Остальные щенки тоже не остались без восторженных хозяев. Белого я отдала леди Бриджпорт, под ее чрезмерной опекой он вскоре превратился в раскормленного и страдающего одышкой деспота, изводившего свою хозяйку и весь дом. Другого черного щенка захотел взять Джеймс.
— Что-то должно напоминать мне о тебе, когда я не смогу быть рядом, — льстиво уговаривал он, но я подозревала, что щенок нужен был ему для умиротворения супруги. Рыжая самочка осталась у меня. Я назвала ее Крошкой и любила не меньше, чем Малышку.

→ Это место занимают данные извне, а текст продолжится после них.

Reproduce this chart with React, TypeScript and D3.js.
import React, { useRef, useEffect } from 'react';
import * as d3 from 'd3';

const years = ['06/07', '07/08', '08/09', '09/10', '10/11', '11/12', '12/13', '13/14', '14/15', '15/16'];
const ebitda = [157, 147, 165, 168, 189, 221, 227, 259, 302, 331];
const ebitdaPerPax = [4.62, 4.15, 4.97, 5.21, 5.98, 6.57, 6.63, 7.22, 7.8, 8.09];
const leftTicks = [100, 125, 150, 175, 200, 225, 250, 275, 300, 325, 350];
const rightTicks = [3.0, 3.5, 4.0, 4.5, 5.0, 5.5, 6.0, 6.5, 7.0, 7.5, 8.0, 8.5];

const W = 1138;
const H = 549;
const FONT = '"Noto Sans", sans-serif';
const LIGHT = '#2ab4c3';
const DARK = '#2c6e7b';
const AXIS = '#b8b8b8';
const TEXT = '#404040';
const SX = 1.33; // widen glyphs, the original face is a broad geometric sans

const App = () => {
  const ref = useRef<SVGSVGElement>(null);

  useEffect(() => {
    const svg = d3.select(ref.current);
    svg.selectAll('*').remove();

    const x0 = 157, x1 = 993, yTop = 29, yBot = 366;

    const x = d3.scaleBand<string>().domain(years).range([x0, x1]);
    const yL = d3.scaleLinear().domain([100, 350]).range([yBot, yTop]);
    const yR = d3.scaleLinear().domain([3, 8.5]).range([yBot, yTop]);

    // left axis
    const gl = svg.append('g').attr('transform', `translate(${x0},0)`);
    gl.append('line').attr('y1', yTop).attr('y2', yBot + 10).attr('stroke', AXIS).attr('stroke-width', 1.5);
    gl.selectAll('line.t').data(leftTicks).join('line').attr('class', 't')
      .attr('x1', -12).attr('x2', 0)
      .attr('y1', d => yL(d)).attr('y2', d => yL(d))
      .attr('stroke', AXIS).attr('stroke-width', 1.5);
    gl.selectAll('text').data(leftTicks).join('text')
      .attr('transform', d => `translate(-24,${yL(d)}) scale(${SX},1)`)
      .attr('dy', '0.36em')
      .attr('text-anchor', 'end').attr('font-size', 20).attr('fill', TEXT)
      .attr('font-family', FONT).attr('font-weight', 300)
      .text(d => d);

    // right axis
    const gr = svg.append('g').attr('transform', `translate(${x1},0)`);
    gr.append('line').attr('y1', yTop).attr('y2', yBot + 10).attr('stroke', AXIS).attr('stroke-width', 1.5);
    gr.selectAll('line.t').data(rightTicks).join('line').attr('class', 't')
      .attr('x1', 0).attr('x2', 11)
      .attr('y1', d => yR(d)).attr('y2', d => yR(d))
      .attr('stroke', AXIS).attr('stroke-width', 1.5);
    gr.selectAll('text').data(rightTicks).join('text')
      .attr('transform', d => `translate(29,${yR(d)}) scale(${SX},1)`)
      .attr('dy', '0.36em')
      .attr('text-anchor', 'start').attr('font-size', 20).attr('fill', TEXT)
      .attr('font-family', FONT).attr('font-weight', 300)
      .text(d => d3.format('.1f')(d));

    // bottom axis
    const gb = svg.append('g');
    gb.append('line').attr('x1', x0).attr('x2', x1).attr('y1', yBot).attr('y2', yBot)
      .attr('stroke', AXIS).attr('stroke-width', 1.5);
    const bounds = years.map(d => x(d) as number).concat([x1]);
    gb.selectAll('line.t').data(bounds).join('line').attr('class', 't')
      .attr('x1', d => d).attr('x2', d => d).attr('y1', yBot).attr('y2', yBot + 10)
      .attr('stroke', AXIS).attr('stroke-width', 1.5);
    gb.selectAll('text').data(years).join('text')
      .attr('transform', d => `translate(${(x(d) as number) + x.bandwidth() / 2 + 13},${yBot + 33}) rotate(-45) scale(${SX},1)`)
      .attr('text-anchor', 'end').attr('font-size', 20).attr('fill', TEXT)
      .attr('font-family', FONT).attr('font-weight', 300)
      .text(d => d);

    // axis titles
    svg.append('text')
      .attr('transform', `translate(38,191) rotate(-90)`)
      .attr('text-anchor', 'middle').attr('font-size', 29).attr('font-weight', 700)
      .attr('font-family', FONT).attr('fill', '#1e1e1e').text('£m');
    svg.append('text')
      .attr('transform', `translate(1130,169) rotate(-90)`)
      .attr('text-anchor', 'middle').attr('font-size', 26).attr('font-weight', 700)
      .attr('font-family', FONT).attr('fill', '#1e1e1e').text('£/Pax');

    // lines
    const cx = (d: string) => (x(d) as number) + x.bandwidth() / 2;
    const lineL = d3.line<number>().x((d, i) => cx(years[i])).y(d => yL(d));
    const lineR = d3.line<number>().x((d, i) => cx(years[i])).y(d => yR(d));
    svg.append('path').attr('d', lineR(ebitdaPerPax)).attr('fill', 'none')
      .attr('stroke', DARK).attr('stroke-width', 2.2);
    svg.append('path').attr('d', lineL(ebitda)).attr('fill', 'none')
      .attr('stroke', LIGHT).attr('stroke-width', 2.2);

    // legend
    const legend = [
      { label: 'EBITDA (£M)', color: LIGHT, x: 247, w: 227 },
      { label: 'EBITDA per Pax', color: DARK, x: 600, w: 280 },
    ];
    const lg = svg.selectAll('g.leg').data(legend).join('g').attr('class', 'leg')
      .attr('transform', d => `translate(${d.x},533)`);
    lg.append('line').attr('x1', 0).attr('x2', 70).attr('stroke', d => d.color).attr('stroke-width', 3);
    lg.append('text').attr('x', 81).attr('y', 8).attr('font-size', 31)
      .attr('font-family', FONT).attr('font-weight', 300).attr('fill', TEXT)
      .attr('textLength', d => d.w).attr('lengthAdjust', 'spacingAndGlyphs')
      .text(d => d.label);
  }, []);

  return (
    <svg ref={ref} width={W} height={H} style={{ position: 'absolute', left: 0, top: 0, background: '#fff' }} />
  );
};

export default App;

Однако мое беззаботное существование с бесконечными танцами, флиртом, новыми платьями, поклонниками, визитами, балами, театральными пьесами не приносило мне большого удовлетворения. Все чаще и чаще я с тревогой задумывалась о своем будущем. Мне не хотелось навсегда оставаться любовницей Джеймса Уилберфорта, точно так же как не было ни малейшего желания становиться любовницей одного из своих обожателей — таких, например, как лорд Лодердейл или граф Радклифф, которые неустанно преследовали меня своим вниманием и по очереди делали самые заманчивые предложения. Я понимала, что могу, таким образом, получить большой дом или шикарную карету, обилие нарядов и драгоценностей, деньги и всякие роскошные вещи, но я не собиралась всю жизнь играть роль женщины, находящейся у кого-то на содержании. Мне нужно было найти неженатого мужчину, влиятельного, обладавшего реальной властью, только так я сама могла приобрести влияние и власть. Ведь у меня была Своя цель — месть! И я не желала забывать об этом ради светских развлечений и острых наслаждений.